As a child, I preferred classics over modern authors. I loved the language, and I loved the lyrical style of the sentences. Today, I enjoy contemporary fiction too, but there is something that classics have which the contemporary authors miss, no matter how amazing the book is. Don’t get me wrong; there are many amazing modern authors out there, and you could even justify that one must read books that deal with present day tales and present day issues. But a classic, to me, remains a classic.
Angels At The Gate, by T.K. Thorne is a classic.
Genre: Historical Fiction, Theological Fiction.
Frankly, I do not know if I can call it fiction, because the book is about biblical figures and clearly, a lot of historical research has gone into this book.
Summary: Adira is the daughter of Zakiti, a caravan owner and a member of Abram’s (Abraham’s) tribe. She is brought up as a boy by her father, so that she can grow up independent. Women’s roles were restricted to household activities and Adira had no interest in these.
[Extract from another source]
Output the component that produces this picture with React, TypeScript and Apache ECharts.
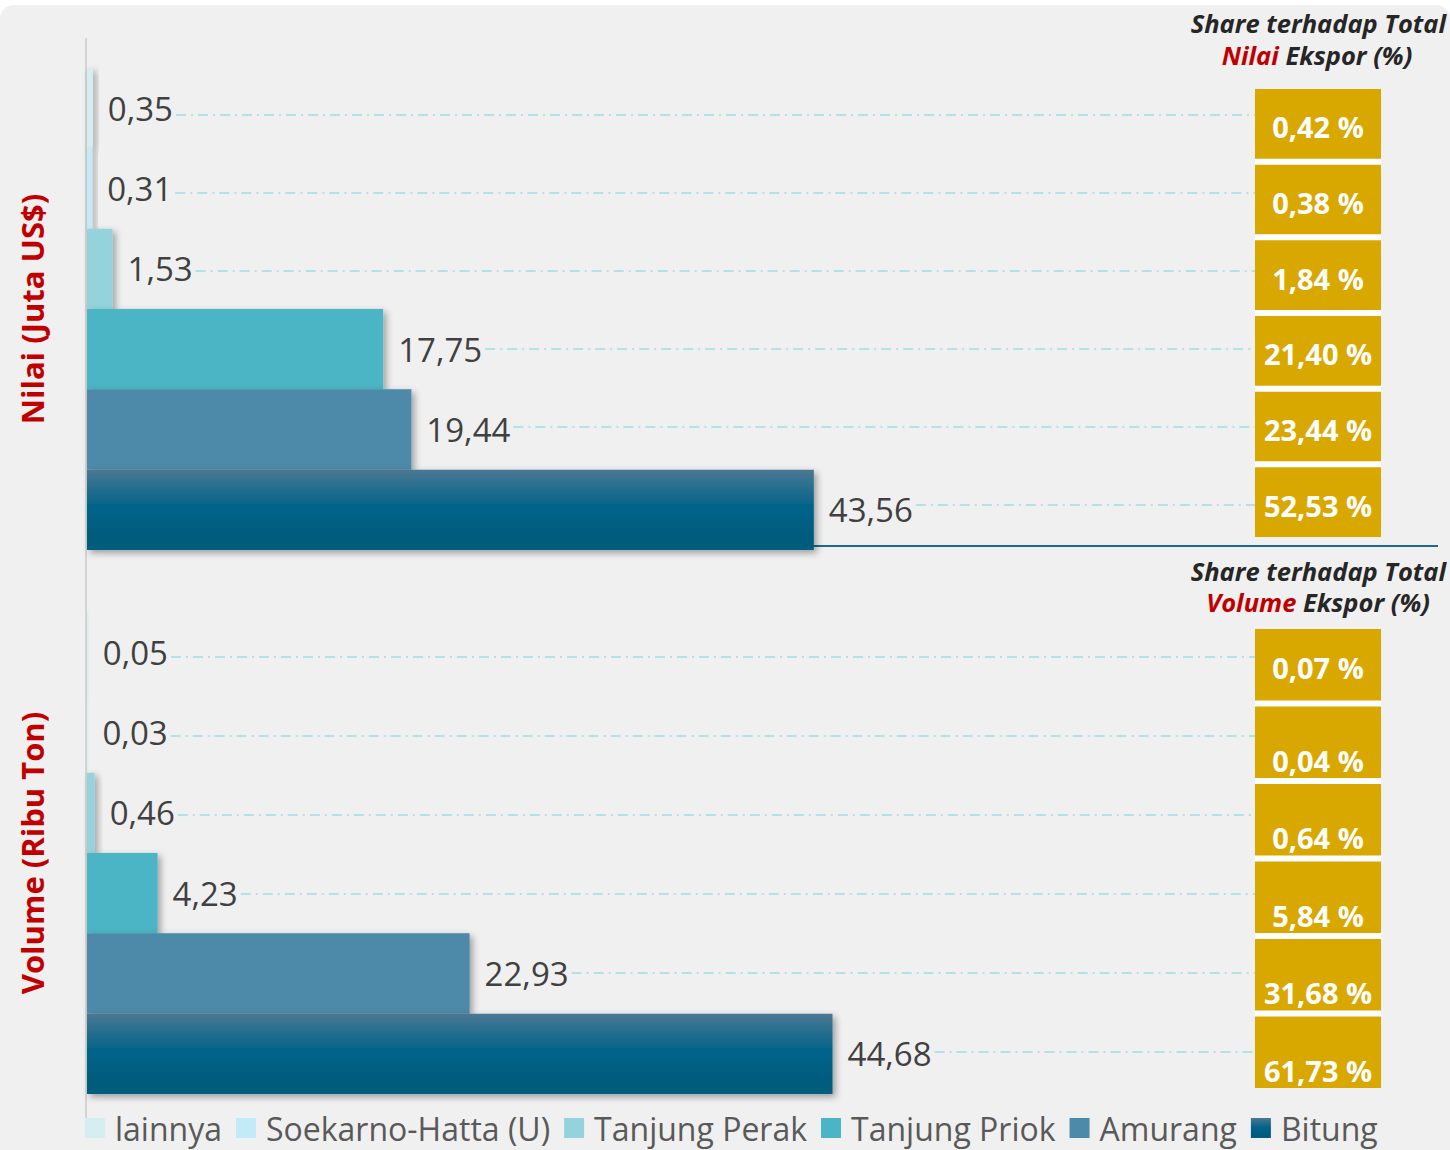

When she is fifteen, two men, Mika and Raph join their caravan. There are rumors that they are angels of their God, El, who used to speak to the tribe through Abram. Adira is infatuated with Raph and decides to reveal to him that she is actually a girl. However, their camp is attacked by raiders, who murder Zakiti and kidnap Raph. Before dying, Zakiti makes Adira swear she would go to Sarai (Abram’s wife) and agree to live the life that Sarai chooses for her. Adira decides to avenge her father and find the man she wants to marry. She sets off on a quest, accompanied by her faithful dog, Nami. After a lot of hardships, she eventually does go to Sarai as promised, who marries her off to her cousin, Lot (Abram’s nephew). Lot is a fanatical follower of El, who is despised by the people of his city, Sodom, for they worship the goddess, Asherah. In the religious drama that follows, what happens to Adira?
According to the scriptures, Lot is a righteous man whose wife was punished for disobeying El. Angels at the Gate is a story that tells you the other side. Was Lot really as righteous as the books say? Was Adira really punished? Did she deserve the punished if she was? This book is about all those questions. T. K. Thorne takes you on a journey through deserts and the world as it was in 1748 BC. As a reader, I loved Adira; her relationship with her father, her infatuation towards Raph, her hatred of Chiram, and eventual discovery of his kindness. Adira is a strong woman. In her, T. K Thorne has portrayed a woman as a woman should be, intelligent, bold, loving, and where need be, defiant.
T. K. Thorne is an amazing storyteller. The characters come alive, and I feel the heat of the deserts I read through! The pace is just right. There is no dull moment, and I never felt the need to rush through pages. I was so engrossed in the story, that I really did not want to put it down. In fact, I picked it up in the middle of the night, and read it in the dim light of my night-lamp! I think the last time I did that was with Gone With The Wind, which I read when I was fourteen!
My favorite quote:
Do any of the gods care about such things or only that their contracts and agreements are fulfilled?”
Makes you think, doesn’t it!
Note: This book was sent for review by Felicia Sinusas of Jane Wesman Public Relations Inc.